China’s economic growth fell to a three-year low of 7.6 percent in the three months ending in June. That is healthy by the standards of the United States and Japan, where this year’s growth is forecast in low single digits, but painful for companies that need higher growth to drive demand for new ships, factories and other assets.
Officials including President Hu Jintao have warned growth could decline further before rebounding later this year.
Some Chinese industries such as retailing and other services are relatively strong, helping to reduce politically dangerous job losses. But fields such as shipbuilding and production of steel, cement and solar panels have been hit hard by weak demand and excess production capacity. On Thursday, the country’s biggest steelmaker, Baosteel Group, announced it was shutting down a mill in Shanghai due to weak demand.
Also Friday, a major shipbuilder, Guangzhou Shipyard International Co., issued a warning that its profit for the first three quarters would be down at least 50 percent from a year earlier. It blamed a decline in orders and ship prices.
The shipbuilding industry in Zhejiang province south of Shanghai lost more than half its jobs by late August, according to the newspaper Southern Weekly. Another paper, China Business News, said last month that shipbuilders in Jiangsu province northwest of Shanghai were carrying out "disguised layoffs" by giving employees extended vacations.

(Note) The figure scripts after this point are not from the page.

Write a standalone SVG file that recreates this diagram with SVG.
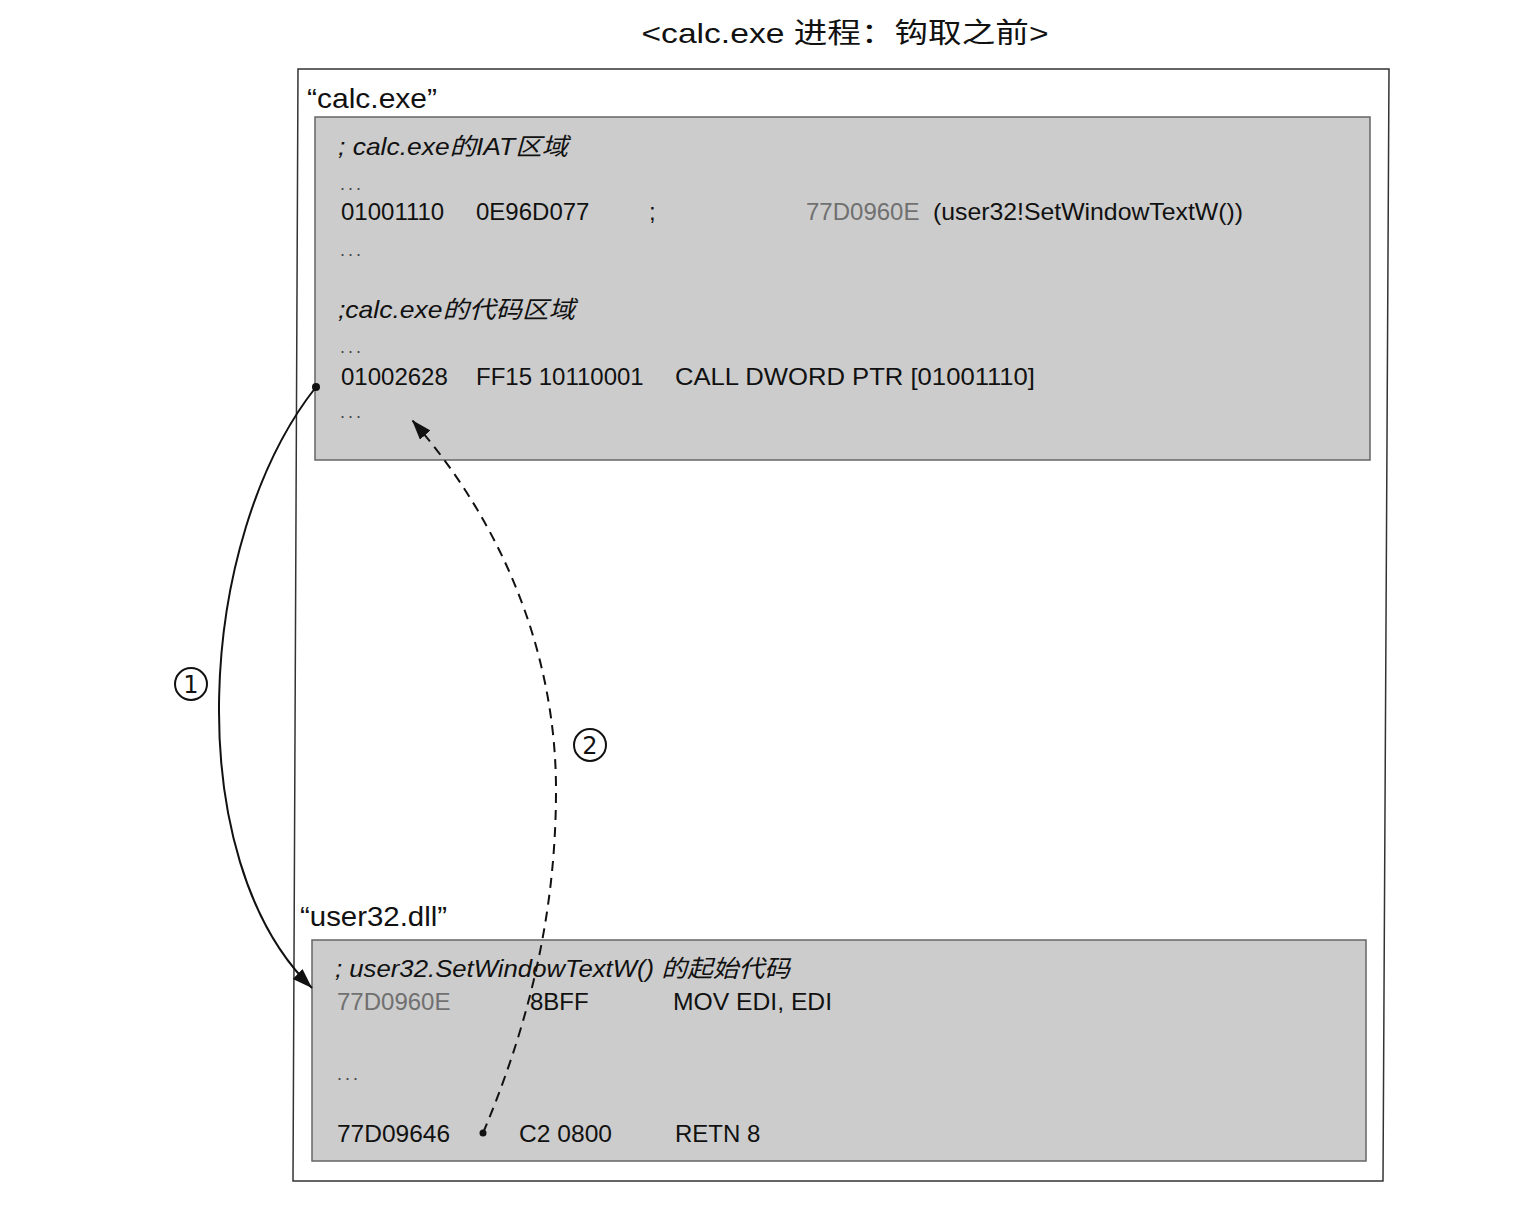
<svg xmlns="http://www.w3.org/2000/svg" width="1527" height="1214" viewBox="0 0 1527 1214">
  <style>
    .t { font-family: "Liberation Sans", "Noto Sans CJK SC", sans-serif; fill: #111; }
    .code { font-size: 24px; }
    .gray { fill: #707070; }
    .it { font-style: italic; }
    .box { fill: #cccccc; stroke: #666; stroke-width: 1.5; }
    .frame { fill: none; stroke: #333; stroke-width: 1.5; }
    .dots { font-size: 18px; fill: #444; letter-spacing: 3px; }
    .conn { fill: none; stroke: #111; stroke-width: 2; }
    .num { font-family: "DejaVu Sans", sans-serif; font-size: 24px; fill: #111; }
  </style>
  <defs>
    <marker id="arrow" markerUnits="userSpaceOnUse" markerWidth="22" markerHeight="16" refX="20" refY="7" orient="auto">
      <path d="M0,0 L20,7 L0,14 Z" fill="#111"/>
    </marker>
  </defs>
  <rect width="1527" height="1214" fill="#ffffff"/>

  <g id="title">
    <text class="t" x="845" y="43" font-size="28" text-anchor="middle" textLength="407" lengthAdjust="spacingAndGlyphs">&lt;calc.exe 进程：钩取之前&gt;</text>
  </g>

  <g id="process-frame">
    <path class="frame" d="M298,69 L1389,69 L1383,1181 L293,1181 Z"/>
    <text class="t" x="307" y="108" font-size="28" textLength="130" lengthAdjust="spacingAndGlyphs">“calc.exe”</text>
  </g>

  <g id="calc-box">
    <rect class="box" x="315" y="117" width="1055" height="343"/>
    <text class="t code it" x="338" y="155" textLength="230" lengthAdjust="spacingAndGlyphs">; calc.exe的IAT区域</text>
    <text class="t dots" x="340" y="190">...</text>
    <text class="t code" x="341" y="220">01001110</text>
    <text class="t code" x="476" y="220">0E96D077</text>
    <text class="t code" x="649" y="220">;</text>
    <text class="t code gray" x="806" y="220">77D0960E</text>
    <text class="t code" x="933" y="220" textLength="310" lengthAdjust="spacingAndGlyphs">(user32!SetWindowTextW())</text>
    <text class="t dots" x="340" y="256">...</text>
    <text class="t code it" x="338" y="318" textLength="237" lengthAdjust="spacingAndGlyphs">;calc.exe的代码区域</text>
    <text class="t dots" x="340" y="353">...</text>
    <text class="t code" x="341" y="385">01002628</text>
    <text class="t code" x="476" y="385">FF15 10110001</text>
    <text class="t code" x="675" y="385" textLength="360" lengthAdjust="spacingAndGlyphs">CALL  DWORD PTR [01001110]</text>
    <text class="t dots" x="340" y="418">...</text>
  </g>

  <g id="user32-box">
    <text class="t" x="300" y="926" font-size="28" textLength="147" lengthAdjust="spacingAndGlyphs">“user32.dll”</text>
    <rect class="box" x="312" y="940" width="1054" height="221"/>
    <text class="t code it" x="335" y="977" textLength="455" lengthAdjust="spacingAndGlyphs">; user32.SetWindowTextW() 的起始代码</text>
    <text class="t code gray" x="337" y="1010">77D0960E</text>
    <text class="t code" x="530" y="1010">8BFF</text>
    <text class="t code" x="673" y="1010" textLength="159" lengthAdjust="spacingAndGlyphs">MOV EDI, EDI</text>
    <text class="t dots" x="337" y="1080">...</text>
    <text class="t code" x="337" y="1142" textLength="113" lengthAdjust="spacingAndGlyphs">77D09646</text>
    <text class="t code" x="519" y="1142" textLength="93" lengthAdjust="spacingAndGlyphs">C2 0800</text>
    <text class="t code" x="675" y="1142">RETN 8</text>
  </g>

  <g id="connectors">
    <circle cx="316" cy="387" r="4" fill="#111"/>
    <path class="conn" d="M316,387 C195,540 180,860 312,988" marker-end="url(#arrow)"/>
    <circle cx="483" cy="1133" r="3.5" fill="#111"/>
    <path class="conn" d="M483,1133 C535,1010 556,900 556,790 C556,650 500,520 412,420" stroke-dasharray="10,7" marker-end="url(#arrow)"/>
  </g>

  <g id="label-1">
    <circle cx="191" cy="684" r="16" fill="none" stroke="#111" stroke-width="2"/>
    <text class="num" x="191" y="693" text-anchor="middle">1</text>
  </g>
  <g id="label-2">
    <circle cx="590" cy="745" r="16" fill="none" stroke="#111" stroke-width="2"/>
    <text class="num" x="590" y="754" text-anchor="middle">2</text>
  </g>
</svg>
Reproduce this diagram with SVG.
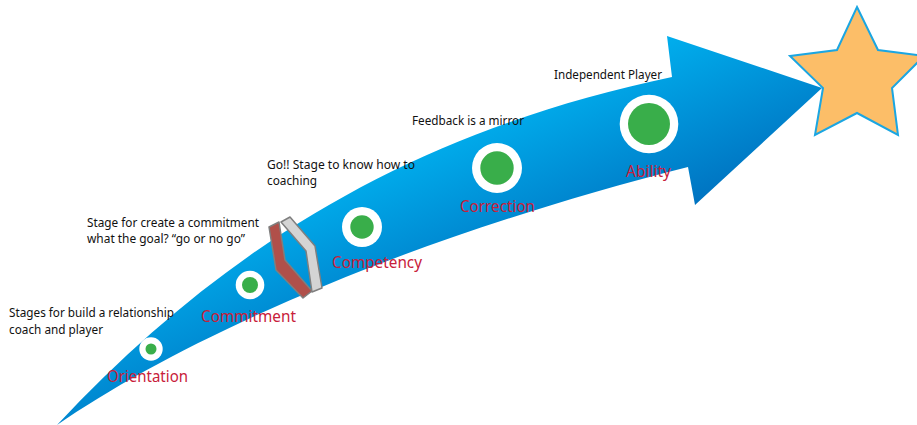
<svg xmlns="http://www.w3.org/2000/svg" width="917" height="425" viewBox="0 0 917 425">
<defs>
<linearGradient id="arrowGrad" gradientUnits="userSpaceOnUse" x1="115" y1="265" x2="187" y2="430">
<stop offset="0" stop-color="#00B2F0"/>
<stop offset="1" stop-color="#0072C0"/>
</linearGradient>
<style>
.ring{fill:#ffffff}
.dot{fill:#39AE4A}
.lbl{font-family:"Noto Sans","Open Sans",sans-serif;font-size:16px;fill:#C8203A}
.note{font-family:"Noto Sans","Open Sans",sans-serif;font-size:12px;fill:#111111}
.strip{stroke:#7F7F7F;stroke-width:1.5;stroke-linejoin:round}
</style>
</defs>
<rect width="917" height="425" fill="#ffffff"/>
<g id="arrow">
<path d="M57,425 C230,240 420,130 672,77 L667,36 L822,88 L695,205 L688,167 C400,240 180,340 57,425 Z" fill="url(#arrowGrad)"/>
</g>
<g id="star">
<polygon points="857,7 878,50 924,56 892,88 898,135 857,113 815,135 823,88 790,56 837,50" fill="#FCBE68" stroke="#1BA6E2" stroke-width="2" stroke-linejoin="miter"/>
</g>
<g id="bracket">
<polygon class="strip" points="269,227 279,222 285,260 312,291 303,298 276,270" fill="#B0504A"/>
<polygon class="strip" points="281,222 290,217 315,246 322,288 312,292 306,251" fill="#D4D4D4"/>
</g>
<g id="orientation">
<circle class="ring" cx="151" cy="349" r="11.7"/>
<circle class="dot" cx="151" cy="349" r="5.5"/>
<text class="lbl" x="107" y="382" textLength="81" lengthAdjust="spacingAndGlyphs">Orientation</text>
<text class="note" x="9" y="317" textLength="165" lengthAdjust="spacingAndGlyphs">Stages for build a relationship</text>
<text class="note" x="9" y="334" textLength="94" lengthAdjust="spacingAndGlyphs">coach and player</text>
</g>
<g id="commitment">
<circle class="ring" cx="250" cy="285" r="14.3"/>
<circle class="dot" cx="250" cy="285" r="8"/>
<text class="lbl" x="201" y="322" textLength="95" lengthAdjust="spacingAndGlyphs">Commitment</text>
<text class="note" x="87" y="227" textLength="172" lengthAdjust="spacingAndGlyphs">Stage for create a commitment</text>
<text class="note" x="87" y="243" textLength="158" lengthAdjust="spacingAndGlyphs">what the goal? “go or no go”</text>
</g>
<g id="competency">
<circle class="ring" cx="362" cy="227" r="20"/>
<circle class="dot" cx="362" cy="227" r="11.7"/>
<text class="lbl" x="332" y="268" textLength="90" lengthAdjust="spacingAndGlyphs">Competency</text>
<text class="note" x="267" y="169" textLength="148" lengthAdjust="spacingAndGlyphs">Go!! Stage to know how to</text>
<text class="note" x="267" y="185" textLength="50" lengthAdjust="spacingAndGlyphs">coaching</text>
</g>
<g id="correction">
<circle class="ring" cx="497" cy="168" r="25"/>
<circle class="dot" cx="497" cy="168" r="16.7"/>
<text class="lbl" x="460" y="212" textLength="75" lengthAdjust="spacingAndGlyphs">Correction</text>
<text class="note" x="412" y="125" textLength="112" lengthAdjust="spacingAndGlyphs">Feedback is a mirror</text>
</g>
<g id="ability">
<circle class="ring" cx="649" cy="124" r="29.3"/>
<circle class="dot" cx="649" cy="124" r="21"/>
<text class="lbl" x="626" y="177" textLength="45" lengthAdjust="spacingAndGlyphs">Ability</text>
<text class="note" x="554" y="79" textLength="108" lengthAdjust="spacingAndGlyphs">Independent Player</text>
</g>
<g id="connectors"></g>
</svg>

The supertankers in the latest order are known as very large crude carriers, or VLCCs, the second-largest class of oil tankers.
Government plans call for creating a vast fleet of 80 VLCCs by 2020 to gain more control over China’s oil supply chain, according to a report by Credit Suisse analysts Gerald Wong and Louis Chua.
China is the world’s biggest energy consumer and imports of oil and gas by sea are steadily rising even as economic growth slows, giving shippers and state-owned energy companies demand to fill additional vessels.
In a research note last week, Barclays said one major Chinese shipbuilder told its analysts orders for bulk cargo carriers had dried up and delivery of those under construction was delayed because customers hadn’t paid for them.
"The oil- and gas-related vessels are providing some long-term hope to the beleaguered industry," the bank said.